What will Wikipedia be like in 2030? What could it be like?
I'd like it to be one wiki.
Instead of many silos, separated by language and project, we would feel like one community working together. Although under the covers we may still have separate databases and archives, from the user perspective there would be no barrier between projects or languages.
Machine translation and network bandwidth will have continued their progress, so any content will be available to any user anywhere in the world, with at least a passable translation into their preferred language.
When access and language are removed as roadblocks, everyone can work together as if on a single project: all economic classes, all countries, all languages, nothing standing between us.

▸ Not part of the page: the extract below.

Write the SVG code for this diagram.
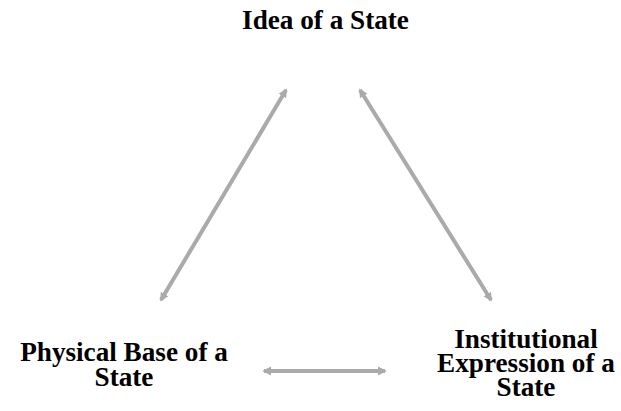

Yet we will still respect language and cultural differences. We can talk to each other without barriers, and we can work on shared projects where our goals align, but we will not force our perspective on others. We will still have many projects.
For example, there will probably not be peace in the Middle East in 2030. People will still disagree about "facts" such as countries, capitals, and borders. Within our projects, not everyone will use a single category system! But we are working together, respecting our differences, and being kind. It will be easy to "see an article in a new light" where that is appropriate, with tools that are symmetric (not unidirectional) so that big wikis can draw from smaller wikis and small wikis can draw from big wikis. The user experience reveals differences without letting these differences separate us.
Moving further, my dream is that all of the non-encyclopedia projects have grown up and out at least to the extent that Wikipedia currently has. Wikiversity is working on implementing The Diamond Age; Wikibooks are considered standard textbooks in many places; and Wikisource has reached par with libraries and archives in the same way that Wikipedia has reached par with Britannica.